When the Declaration of Independence was quoted at the top of Saletan's first article in this series I had a sense that the question raised was whether the principle of egalitarianism as one of the bases for our democratic system was being questioned. I tried to post to lay out some of the other arguments for egalitarianism (universal treatment before the law, or blind justice are other manifestations of this concept), but I don't post often and underestimated the amount of white noise in the Fray, especially surrounding this article apparently.

First of all, Natural Rights, which could be derived from "all men are created equal" can be justified on many grounds and through many interpretations. The most obvious might be that god created everyone as moral equals and thus every person is guaranteed certain inalienable rights, including equal treatment before the law (which would hold irrespective of IQ differences). In a Hobbsean sense, one could say that all men are created equal in the sense that each is equally capable of taking another's life and equally incapable of protecting his own on his own. This requires a government to guarantee certain fundamental rights or equal protection. In some sense, arguments for natural rights were already disprovable. Rousseau for example posited a state of nature where the first person was a solitary creature, which could be proved as historically, or anthropologically false, from which he built his philosophy.

However, the larger point is that egalitarianism must first be defined as equality in the face of the law/government, and can be defended on many different theoretical grounds. The argument could be made that egalitarianism is derived from the concept of blind justice that was established as the principle of universal application in common law inherited in this country and the founding documents are attempts to enshrine this principle instead of the place where it emanates from. Utilitarians have argued for egalitarianism as well as advocates of social justice.
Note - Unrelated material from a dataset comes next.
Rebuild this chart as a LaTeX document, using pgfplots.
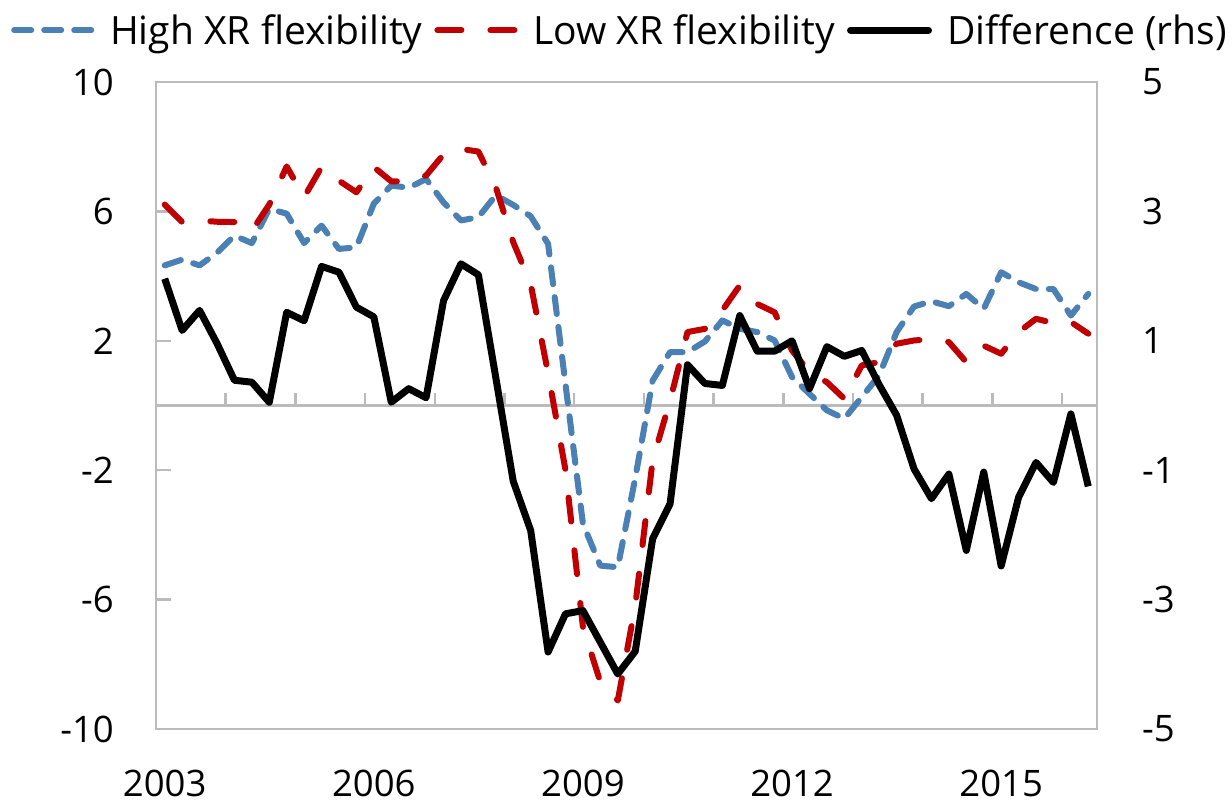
\documentclass[border=0pt]{standalone}
\usepackage{pgfplots}
\pgfplotsset{compat=1.18}
\usepackage{pgfplotstable}
\usepackage{fontspec}
\setmainfont{Open Sans}
\definecolor{hiblue}{HTML}{4A80B4}
\definecolor{lored}{HTML}{C00000}
\definecolor{axgray}{HTML}{BBBBBB}

\pgfplotstableread{
i high low
0 4.33 6.21
1 4.51 5.67
2 4.33 5.72
3 4.72 5.68
4 5.25 5.67
5 5.02 5.40
6 6.08 6.21
7 5.93 7.39
8 5.02 6.44
9 5.56 7.37
10 4.84 6.95
11 4.89 6.59
12 6.24 7.37
13 6.80 6.93
14 6.73 6.93
15 7.00 7.11
16 6.28 7.76
17 5.72 7.93
18 5.82 7.85
19 6.50 6.75
20 6.20 5.05
21 5.85 3.76
22 5.00 1.00
23 0.65 -2.00
24 -3.66 -6.85
25 -4.95 -8.55
26 -5.00 -9.12
27 -2.25 -6.20
28 0.77 -1.70
29 1.65 0.15
30 1.65 2.27
31 1.98 2.37
32 2.63 2.94
33 2.37 3.71
34 2.27 3.14
35 2.01 2.88
36 0.88 1.70
37 0.36 1.03
38 -0.15 0.72
39 -0.41 0.21
40 0.26 1.24
41 0.93 1.34
42 2.27 1.91
43 3.06 2.01
44 3.22 2.05
45 3.07 1.96
46 3.45 1.34
47 2.99 1.85
48 4.12 1.60
49 3.81 2.27
50 3.60 2.68
51 3.60 2.55
52 2.78 2.58
53 3.45 2.22
}\levels

\pgfplotstableread{
i diff
0 1.96
1 1.16
2 1.47
3 0.96
4 0.39
5 0.36
6 0.05
7 1.44
8 1.31
9 2.15
10 2.06
11 1.52
12 1.37
13 0.05
14 0.26
15 0.12
16 1.62
17 2.19
18 2.02
19 0.43
20 -1.17
21 -1.93
22 -3.81
23 -3.22
24 -3.17
25 -3.66
26 -4.15
27 -3.80
28 -2.06
29 -1.52
30 0.63
31 0.34
32 0.31
33 1.39
34 0.84
35 0.84
36 1.00
37 0.26
38 0.91
39 0.76
40 0.85
41 0.32
42 -0.15
43 -0.98
44 -1.44
45 -1.06
46 -2.24
47 -1.03
48 -2.48
49 -1.42
50 -0.88
51 -1.19
52 -0.13
53 -1.25
}\difftab

\begin{document}
\begin{tikzpicture}
\useasboundingbox (-156pt,-74pt) rectangle (1076pt,729pt);
\begin{axis}[
  scale only axis, width=941pt, height=647pt,
  xmin=-0.5, xmax=53.5, ymin=-10, ymax=10,
  axis line style={axgray, line width=2.5pt},
  xtick={0,12,24,36,48}, xticklabels={2003,2006,2009,2012,2015},
  xtick style={draw=none},
  ytick={-10,-6,-2,2,6,10}, yticklabels={-10,-6,-2,2,6,10},
  ytick pos=left, tick align=inside, major tick length=15pt,
  ytick style={axgray, line width=2.5pt},
  tick label style={font=\fontsize{36.5}{40}\selectfont},
  yticklabel style={inner sep=0pt, anchor=east, xshift=-42pt},
  xticklabel style={inner sep=0pt, anchor=north, yshift=-41pt},
  legend columns=3,
  legend style={at={(0.4920,1.080)}, anchor=center, draw=none, fill=none,
    font=\fontsize{39}{42}\selectfont, inner sep=0pt,
    nodes={inner sep=0pt},
    /tikz/every odd column/.append style={column sep=15pt},
    /tikz/every even column/.append style={column sep=12pt}},
  legend image code/.code={\draw[#1] (3pt,0pt) -- (81pt,0pt);},
]
\draw[axgray, line width=2.5pt] (axis cs:-0.5,0) -- (axis cs:53.5,0);
\pgfplotsinvokeforeach{3.5,7.5,11.5,15.5,19.5,23.5,27.5,31.5,35.5,39.5,43.5,47.5,51.5}{
  \draw[axgray, line width=2.5pt] (axis cs:#1,0) -- ++(0pt,12pt);
}
\addplot[hiblue, line width=6pt, line cap=round, line join=round, dash pattern=on 17pt off 13pt, no markers] table[x=i, y=high] {\levels};
\addlegendentry{High XR flexibility}
\addplot[lored, line width=6pt, line cap=round, line join=round, dash pattern=on 24pt off 29pt, no markers] table[x=i, y=low] {\levels};
\addlegendentry{Low XR flexibility}
\addlegendimage{black, line width=7pt, line cap=round}
\addlegendentry{Difference (rhs)}
\end{axis}
\begin{axis}[
  scale only axis, width=941pt, height=647pt,
  xmin=-0.5, xmax=53.5, ymin=-5, ymax=5,
  axis x line=none, axis y line*=right,
  axis line style={axgray, line width=2.5pt},
  ytick={-5,-3,-1,1,3,5}, yticklabels={-5,-3,-1,1,3,5},
  major tick length=0pt,
  tick label style={font=\fontsize{36.5}{40}\selectfont},
  yticklabel style={inner sep=0pt, anchor=west, xshift=45pt},
]
\addplot[black, line width=7pt, line join=round, no markers] table[x=i, y=diff] {\difftab};
\end{axis}
\end{tikzpicture}
\end{document}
More to the point, genetics isn't the first principle that has flown in the face of the concept of "all men are created equal". Very few people ever expected the nature versus nurture argument to end up completely as a victory for nurture (if circumstance defines possibility completely than all people are truly born equally capable), except for maybe B.F. Skinner. There are many examples of governmental/legal systems where the way the government treats you is based on who you are. Think Rome allowing the people it conquered to keep their own legal systems as separate from their own. Look to Latin America (or maybe even the United States now) where military personnel have a separate legal code that applies when officers are off duty and holds civilians accountable when they have a conflict with military personnel. The egalitarian system is one that we were lucky enough to inherit and one that doesn't exist still in much of the world. There are many strong justifications for why it is the best and fairest possible that don't rely on the literal truth that "all men are created equal". That being said, genetic differences in IQ is among a long list of arguments against it. One might say that legal egalitarianism is a separate principle from how the government should form policy (presumably targeting it with the most information it has), but I think it is extremely pertinent because all government policy should be egalitarian (universal, blind) because individual liberty means that the individual has a fundamental right to choose instead of having been chosen for.